In our analysis of the Decision’s shortcomings, however, we argue that Daniel Billy promises more than it delivers on two accounts. First, we argue that the failure of the Committee to clearly determine that states have a positive obligation to adopt climate change mitigation measures, in addition to adaptation measures is a significant limitation of the Decision. Without climate change mitigation, it will not be possible for Indigenous peoples on low-lyingi slands or in other climate-vulnerable locations to protect their land and way of life, the basis for several human rights. Further, climate change is perpetuated by industrialized states, but its effects are most keenly felt by communities, like that of the Torres Strait Islanders, who have contributed little to climate change. Neglecting to link states’ duty to mitigate climate change to human rights violations therefore ignores the colonial nature of climate change.
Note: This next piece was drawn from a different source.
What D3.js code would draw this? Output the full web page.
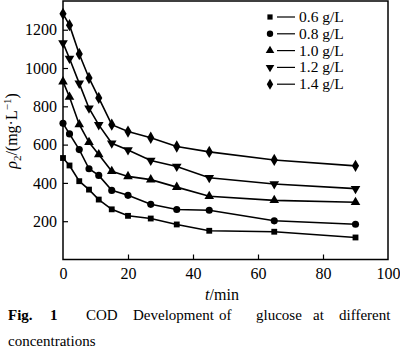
<!DOCTYPE html>
<html><head><meta charset="utf-8">
<script src="https://cdn.jsdelivr.net/npm/d3@7"></script>
<style>body{margin:0;background:#fff}svg{display:block}text{font-family:"Liberation Serif","Times New Roman",serif}</style>
</head><body><svg id="c" width="400" height="353"></svg>
<script>
const times = [0, 2, 5, 8, 11, 15, 20, 27, 35, 45, 65, 90];
const s06 = [530, 491, 409, 365, 313, 262, 228, 214, 183, 150, 145, 115];
const s08 = [711, 656, 574, 474, 439, 361, 335, 288, 261, 257, 202, 184];
const s10 = [929, 849, 705, 612, 548, 461, 434, 417, 378, 330, 309, 299];
const s12 = [1131, 1050, 920, 790, 703, 607, 572, 517, 486, 427, 394, 370];
const s14 = [1283, 1224, 1073, 948, 844, 704, 668, 636, 590, 562, 520, 489];
const seriesNames = ["0.6 g/L", "0.8 g/L", "1.0 g/L", "1.2 g/L", "1.4 g/L"];
const seriesValues = [s06, s08, s10, s12, s14];
const xTicks = [0, 20, 40, 60, 80, 100];
const yTicks = [200, 400, 600, 800, 1000, 1200];

const svg = d3.select("#c");
const L = 63, R = 388, T = 1, B = 259.5;
const x = d3.scaleLinear().domain([0, 100]).range([L, R]);
const y = d3.scaleLinear().domain([0, 1350]).range([B, T]);

svg.append("rect").attr("x", L).attr("y", T).attr("width", R - L).attr("height", B - T)
  .attr("fill", "none").attr("stroke", "#000").attr("stroke-width", 1.5);

const xa = svg.append("g").attr("transform", `translate(0,${B})`)
  .call(d3.axisBottom(x).tickValues(xTicks).tickSize(-5).tickPadding(8).tickFormat(d => d));
xa.select(".domain").remove();
xa.selectAll("line").attr("stroke-width", 1.2);
xa.selectAll("line").filter(d => d === 0 || d === 100).remove();
xa.selectAll("text").attr("font-size", 16).attr("fill", "#000").attr("font-family", "Liberation Serif");

const ya = svg.append("g").attr("transform", `translate(${L},0)`)
  .call(d3.axisLeft(y).tickValues(yTicks).tickSize(-5).tickPadding(6).tickFormat(d => d));
ya.select(".domain").remove();
ya.selectAll("line").attr("stroke-width", 1.2);
ya.selectAll("text").attr("font-size", 16).attr("fill", "#000").attr("font-family", "Liberation Serif");

const shapes = [d3.symbolSquare, d3.symbolCircle, d3.symbolTriangle, d3.symbolTriangle, d3.symbolDiamond];
const sizes = [34, 40, 40, 40, 44];
const rot = [0, 0, 0, 180, 0];
const line = d3.line().x((d, i) => x(times[i])).y(d => y(d));

seriesValues.forEach((vals, k) => {
  svg.append("path").attr("d", line(vals)).attr("fill", "none").attr("stroke", "#000").attr("stroke-width", 1.6);
  svg.append("g").selectAll("path").data(vals).join("path")
    .attr("d", d3.symbol().type(shapes[k]).size(sizes[k]))
    .attr("transform", (d, i) => `translate(${x(times[i])},${y(d)}) rotate(${rot[k]})`)
    .attr("fill", "#000");
});

seriesNames.forEach((n, k) => {
  const yy = 17 + k * 16.8;
  svg.append("path").attr("d", d3.symbol().type(shapes[k]).size(sizes[k] * 0.8))
    .attr("transform", `translate(270,${yy}) rotate(${rot[k]})`).attr("fill", "#000");
  svg.append("line").attr("x1", 277).attr("x2", 295).attr("y1", yy).attr("y2", yy)
    .attr("stroke", "#000").attr("stroke-width", 1.2);
  svg.append("text").attr("x", 299).attr("y", yy + 5).attr("font-size", 15.5).text(n);
});

const yl = svg.append("text").attr("transform", "translate(17,131) rotate(-90)")
  .attr("text-anchor", "middle").attr("font-size", 16);
yl.append("tspan").attr("font-style", "italic").text("ρ");
yl.append("tspan").attr("font-size", 11).attr("dy", 4).text("2");
yl.append("tspan").attr("dy", -4).text("/(mg·L");
yl.append("tspan").attr("font-size", 11).attr("dy", -6).text("−1");
yl.append("tspan").attr("dy", 6).text(")");

const xl = svg.append("text").attr("x", 222).attr("y", 300).attr("text-anchor", "middle").attr("font-size", 16);
xl.append("tspan").attr("font-style", "italic").text("t");
xl.append("tspan").text("/min");

const cap = [["Fig.", 8, true], ["1", 50, true], ["COD", 86], ["Development", 133], ["of", 219], ["glucose", 256], ["at", 313], ["different", 339]];
cap.forEach(c => {
  svg.append("text").attr("x", c[1]).attr("y", 320).attr("font-size", 15)
    .attr("font-weight", c[2] ? "bold" : "normal").text(c[0]);
});
svg.append("text").attr("x", 8).attr("y", 346).attr("font-size", 15).text("concentrations");
</script></body></html>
Second, we argue that the Committee failed to consider the interconnectedness of the right to life with dignity in the context of climate change and Indigenous Peoples’ right to enjoy their culture when it rejected the Torres Strait Islanders’claim that Australia’s (in)action on climate change mitigation and adaptation violated the Islanders’ right to life with dignity. Notwithstanding these limitations, we conclude that the precedent set in Daniel Billy et a. v Australia will have a long-lasting positive impact in the fields of international environmental and human rights law.